[WHAT IS NEEDED] Print exactly, please, the lines from the top of the entries below up to and including the line with "const trend3550 = [[30.70, 0.585], [39.43, 0.230]];", and nothing else; pictures are excluded.

** begin SOURCE MATERIAL **

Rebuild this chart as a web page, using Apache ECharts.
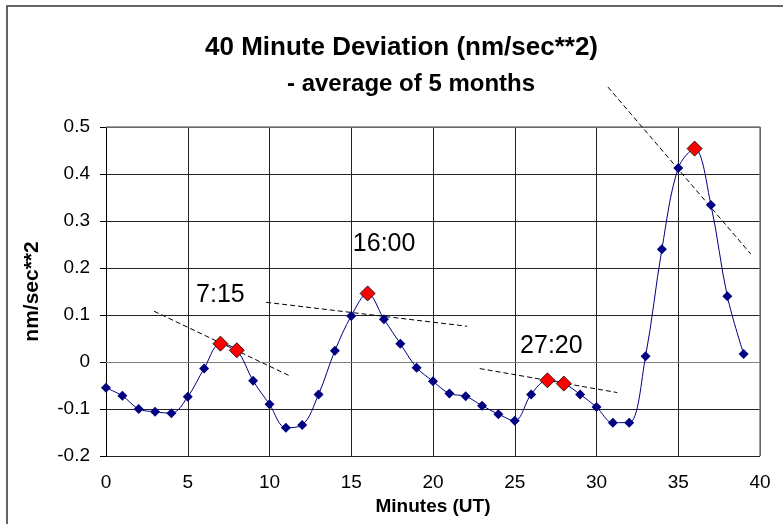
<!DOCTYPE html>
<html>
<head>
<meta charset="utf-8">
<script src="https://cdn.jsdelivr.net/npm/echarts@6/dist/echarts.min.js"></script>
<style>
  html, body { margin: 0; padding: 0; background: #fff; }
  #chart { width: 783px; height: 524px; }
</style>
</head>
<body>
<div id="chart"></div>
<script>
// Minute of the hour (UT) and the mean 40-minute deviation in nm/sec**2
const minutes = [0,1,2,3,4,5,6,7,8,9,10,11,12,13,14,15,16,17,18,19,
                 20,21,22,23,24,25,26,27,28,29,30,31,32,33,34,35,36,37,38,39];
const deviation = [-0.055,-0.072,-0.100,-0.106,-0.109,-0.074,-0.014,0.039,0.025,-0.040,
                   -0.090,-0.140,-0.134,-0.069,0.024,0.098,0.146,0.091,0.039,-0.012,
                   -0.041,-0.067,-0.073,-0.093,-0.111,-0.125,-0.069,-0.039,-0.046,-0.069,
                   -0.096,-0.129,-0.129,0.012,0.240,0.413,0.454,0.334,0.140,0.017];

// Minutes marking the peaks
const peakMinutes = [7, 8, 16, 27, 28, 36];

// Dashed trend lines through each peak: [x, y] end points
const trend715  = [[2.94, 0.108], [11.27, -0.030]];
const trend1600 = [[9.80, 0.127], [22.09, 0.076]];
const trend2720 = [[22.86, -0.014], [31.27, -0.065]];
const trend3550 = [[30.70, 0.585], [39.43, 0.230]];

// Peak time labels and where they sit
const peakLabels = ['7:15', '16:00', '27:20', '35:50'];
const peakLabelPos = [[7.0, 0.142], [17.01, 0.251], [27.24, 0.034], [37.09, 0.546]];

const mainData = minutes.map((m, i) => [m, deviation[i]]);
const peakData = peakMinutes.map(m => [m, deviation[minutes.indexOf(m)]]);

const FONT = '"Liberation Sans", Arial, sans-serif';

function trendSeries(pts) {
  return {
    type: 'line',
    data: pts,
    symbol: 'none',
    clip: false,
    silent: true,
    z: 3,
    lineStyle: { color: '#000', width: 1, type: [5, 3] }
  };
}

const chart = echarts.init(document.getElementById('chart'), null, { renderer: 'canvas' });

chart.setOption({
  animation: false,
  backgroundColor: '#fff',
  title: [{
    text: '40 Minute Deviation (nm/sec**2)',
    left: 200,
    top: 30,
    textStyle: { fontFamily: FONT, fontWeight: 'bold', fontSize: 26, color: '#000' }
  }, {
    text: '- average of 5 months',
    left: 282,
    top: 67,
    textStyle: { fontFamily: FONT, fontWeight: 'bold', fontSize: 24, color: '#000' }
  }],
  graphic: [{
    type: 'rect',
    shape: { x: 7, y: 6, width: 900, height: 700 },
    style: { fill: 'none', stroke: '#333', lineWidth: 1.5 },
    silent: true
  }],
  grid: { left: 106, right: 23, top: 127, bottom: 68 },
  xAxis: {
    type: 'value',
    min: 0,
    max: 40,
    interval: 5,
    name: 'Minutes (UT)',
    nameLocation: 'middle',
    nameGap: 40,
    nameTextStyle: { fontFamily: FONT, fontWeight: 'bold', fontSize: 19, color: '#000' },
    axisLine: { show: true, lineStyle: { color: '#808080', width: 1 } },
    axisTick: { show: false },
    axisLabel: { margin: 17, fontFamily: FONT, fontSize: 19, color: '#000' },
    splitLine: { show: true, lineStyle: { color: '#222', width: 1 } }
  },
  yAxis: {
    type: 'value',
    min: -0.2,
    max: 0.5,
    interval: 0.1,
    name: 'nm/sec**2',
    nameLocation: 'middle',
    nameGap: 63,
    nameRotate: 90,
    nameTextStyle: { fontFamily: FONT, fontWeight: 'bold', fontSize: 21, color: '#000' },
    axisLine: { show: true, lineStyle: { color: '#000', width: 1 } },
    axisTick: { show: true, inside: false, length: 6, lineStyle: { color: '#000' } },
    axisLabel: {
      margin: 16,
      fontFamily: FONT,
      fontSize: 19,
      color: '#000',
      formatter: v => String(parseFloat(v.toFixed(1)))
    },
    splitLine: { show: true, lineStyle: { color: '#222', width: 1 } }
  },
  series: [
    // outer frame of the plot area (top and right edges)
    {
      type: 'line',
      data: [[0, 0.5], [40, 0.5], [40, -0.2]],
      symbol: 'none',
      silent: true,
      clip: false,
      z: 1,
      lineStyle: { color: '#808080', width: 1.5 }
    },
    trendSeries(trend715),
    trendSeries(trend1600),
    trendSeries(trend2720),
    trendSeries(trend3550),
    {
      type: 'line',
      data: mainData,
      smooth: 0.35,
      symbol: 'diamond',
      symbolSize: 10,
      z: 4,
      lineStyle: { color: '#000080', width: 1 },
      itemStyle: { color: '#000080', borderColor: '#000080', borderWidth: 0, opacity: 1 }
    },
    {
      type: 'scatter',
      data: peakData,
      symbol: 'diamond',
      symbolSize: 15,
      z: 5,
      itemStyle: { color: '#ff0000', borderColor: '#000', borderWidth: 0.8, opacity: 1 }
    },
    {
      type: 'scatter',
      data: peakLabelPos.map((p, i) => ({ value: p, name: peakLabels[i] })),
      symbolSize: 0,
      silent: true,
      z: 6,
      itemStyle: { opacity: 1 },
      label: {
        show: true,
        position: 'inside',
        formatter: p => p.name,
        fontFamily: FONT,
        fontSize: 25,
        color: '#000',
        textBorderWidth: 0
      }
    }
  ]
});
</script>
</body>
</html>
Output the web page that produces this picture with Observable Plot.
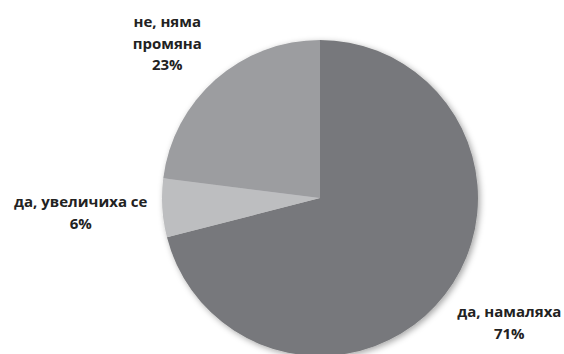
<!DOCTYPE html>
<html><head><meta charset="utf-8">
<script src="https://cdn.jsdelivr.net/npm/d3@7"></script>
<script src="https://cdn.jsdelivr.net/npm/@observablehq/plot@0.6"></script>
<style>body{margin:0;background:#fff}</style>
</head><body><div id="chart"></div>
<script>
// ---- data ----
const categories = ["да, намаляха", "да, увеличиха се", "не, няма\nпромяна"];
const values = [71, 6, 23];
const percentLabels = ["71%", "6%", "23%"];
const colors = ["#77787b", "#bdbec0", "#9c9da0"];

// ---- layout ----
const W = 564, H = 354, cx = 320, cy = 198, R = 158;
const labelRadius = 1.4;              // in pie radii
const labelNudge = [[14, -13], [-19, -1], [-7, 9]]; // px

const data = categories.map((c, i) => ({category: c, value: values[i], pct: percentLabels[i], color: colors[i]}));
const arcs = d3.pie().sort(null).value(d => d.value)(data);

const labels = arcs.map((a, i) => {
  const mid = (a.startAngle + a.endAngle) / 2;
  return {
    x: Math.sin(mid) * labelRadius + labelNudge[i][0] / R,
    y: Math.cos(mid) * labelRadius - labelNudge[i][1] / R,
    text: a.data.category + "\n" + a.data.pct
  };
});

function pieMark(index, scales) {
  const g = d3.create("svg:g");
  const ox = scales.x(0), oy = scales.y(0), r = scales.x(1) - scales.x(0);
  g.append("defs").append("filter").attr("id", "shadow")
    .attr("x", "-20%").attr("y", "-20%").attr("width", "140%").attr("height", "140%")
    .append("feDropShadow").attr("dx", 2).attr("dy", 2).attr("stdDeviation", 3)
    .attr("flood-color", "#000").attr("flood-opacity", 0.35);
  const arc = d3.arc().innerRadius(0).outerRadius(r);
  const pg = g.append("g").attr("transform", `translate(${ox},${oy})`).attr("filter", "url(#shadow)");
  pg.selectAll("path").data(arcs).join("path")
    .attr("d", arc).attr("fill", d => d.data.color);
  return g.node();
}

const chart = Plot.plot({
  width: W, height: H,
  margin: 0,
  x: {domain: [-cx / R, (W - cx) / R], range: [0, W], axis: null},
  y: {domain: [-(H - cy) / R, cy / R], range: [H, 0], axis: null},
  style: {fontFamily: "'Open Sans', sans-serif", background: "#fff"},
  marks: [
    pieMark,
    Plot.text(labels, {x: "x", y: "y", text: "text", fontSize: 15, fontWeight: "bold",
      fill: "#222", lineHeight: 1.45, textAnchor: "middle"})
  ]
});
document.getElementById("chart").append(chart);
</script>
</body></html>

** end SOURCE MATERIAL **

[ANSWER TO THIS EXERCISE]
Rebuild this chart as a web page, using Apache ECharts.
<!DOCTYPE html>
<html>
<head>
<meta charset="utf-8">
<script src="https://cdn.jsdelivr.net/npm/echarts@6/dist/echarts.min.js"></script>
<style>
  html, body { margin: 0; padding: 0; background: #fff; }
  #chart { width: 783px; height: 524px; }
</style>
</head>
<body>
<div id="chart"></div>
<script>
// Minute of the hour (UT) and the mean 40-minute deviation in nm/sec**2
const minutes = [0,1,2,3,4,5,6,7,8,9,10,11,12,13,14,15,16,17,18,19,
                 20,21,22,23,24,25,26,27,28,29,30,31,32,33,34,35,36,37,38,39];
const deviation = [-0.055,-0.072,-0.100,-0.106,-0.109,-0.074,-0.014,0.039,0.025,-0.040,
                   -0.090,-0.140,-0.134,-0.069,0.024,0.098,0.146,0.091,0.039,-0.012,
                   -0.041,-0.067,-0.073,-0.093,-0.111,-0.125,-0.069,-0.039,-0.046,-0.069,
                   -0.096,-0.129,-0.129,0.012,0.240,0.413,0.454,0.334,0.140,0.017];

// Minutes marking the peaks
const peakMinutes = [7, 8, 16, 27, 28, 36];

// Dashed trend lines through each peak: [x, y] end points
const trend715  = [[2.94, 0.108], [11.27, -0.030]];
const trend1600 = [[9.80, 0.127], [22.09, 0.076]];
const trend2720 = [[22.86, -0.014], [31.27, -0.065]];
const trend3550 = [[30.70, 0.585], [39.43, 0.230]];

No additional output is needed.